There's a clear feeling in modern superhero films that showing too much "soft" emotion somehow weakens a character. The Batman of DC Comics is sometimes capable of laughter — remember the final page of The Killing Joke? — but the recent on-screen versions can barely crack a sardonic smirk, even in Bruce Wayne mode. Henry Cavill's version of Superman looks perpetually pinched with some sort of deep inner strain. The X-movies have almost universally been dour, sometimes to operatic ends, and sometimes just to depressing ones. Even quip-happy, smart-ass Tony Stark loses his ability to banter by the end of Civil War, and openly sets out to kill two men in a wave of blank-faced hatred.
There are so many signs that the "bigger, meaner, darker, angrier" trend isn't actually what audiences want. Every big superhero-movie-defining callout moment from the past several years has come when the script set aside emotional deadness for a moment. Audiences seem to celebrate any hint that their heroes are human. Quicksilver glorying in his powers in his high-speed action scene in X-Men: Days Of Future Past, Star-Lord's swaggering little dance to "Come And Get Your Love" at the beginning of Guardians Of The Galaxy, Wade and Vanessa's lusty sex montage in Deadpool, Ant-Man thrilling to his own sudden power as a giant in Civil War, Spider-Man's entire Civil War character — these are the moments that become fan memes and critical reference points, because they show the cracks in the heroes' dull armor.
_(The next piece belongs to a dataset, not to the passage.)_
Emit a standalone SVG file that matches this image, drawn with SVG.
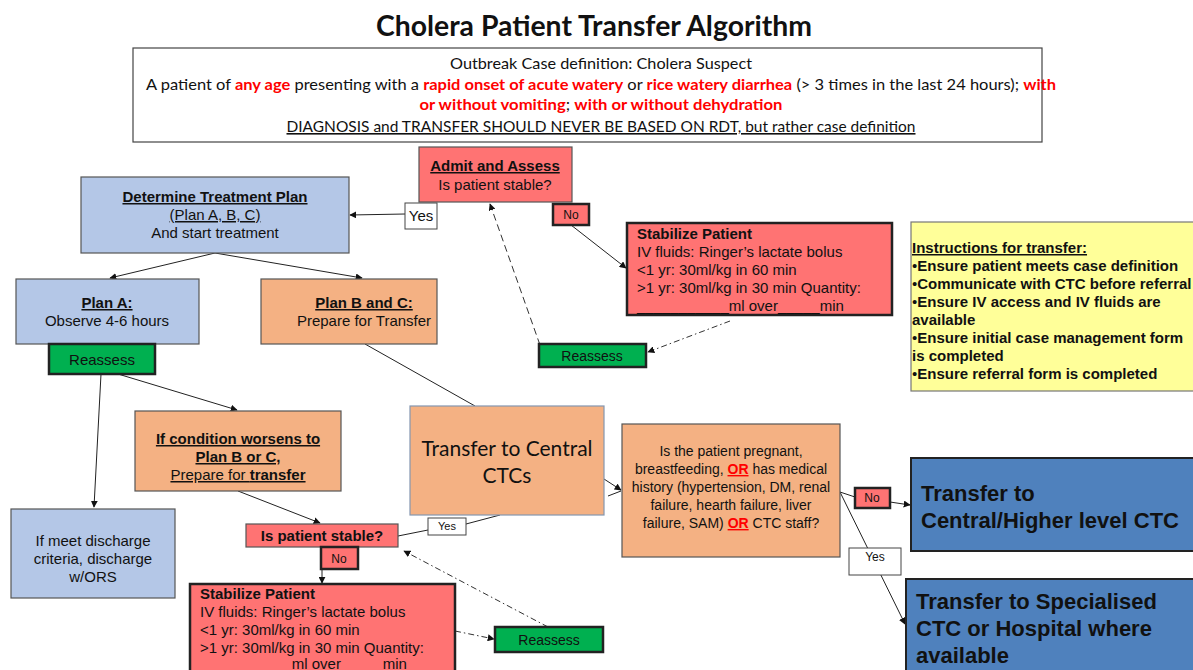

And that's because heroes aren't just escapist, and aren't just exciting. They're aspirational. We're meant to identify with them, and to root for them, and to care about them. We're meant to want to be them. But it's hard to identify with a mirthless, expressionless chunk of granite. So many grimdark modern superheroes offer a fantasy of being tough enough to survive any trauma, not just physically, but emotionally. To people who feel battered by the world, for whatever reason, that Wolverine glare that says "I can beat whatever you can throw at me" can be inspiring and relieving. It's a fantasy not just of competence, but of indestructibility. As we collectively continue trying to process the constant political, social, and technological changes in the world, and the feelings of frustration and helplessness that sometimes comes with them, it's comforting to retreat to a fantasy of being able to deal with whatever comes.
But it's also comforting to imagine being indestructible, and still getting to share in the full range of human experience — lust and love, delight and wonder, joy and amusement, and all the other things lacking in Apocalypse and so many other superhero movies. Our collective fantasies define superheroes, and we collectively fantasize about more than one thing. By shutting out so much of the range of human life, hero movies are making superhumans considerably less than human. It makes their characters duller. It turns their movies into unvarying slogs. It limits the ways in which these films can speak to us, and engage us. It's true that too many superhero films are setting out to crowd in more action, and bigger stakes, at the expense of any kind of variety or creativity. But the small emotional apocalypse feels more disastrous than the big CGI ones. It's important that our heroes come along to save the day. It's just as important that they preserve their humanity in the process.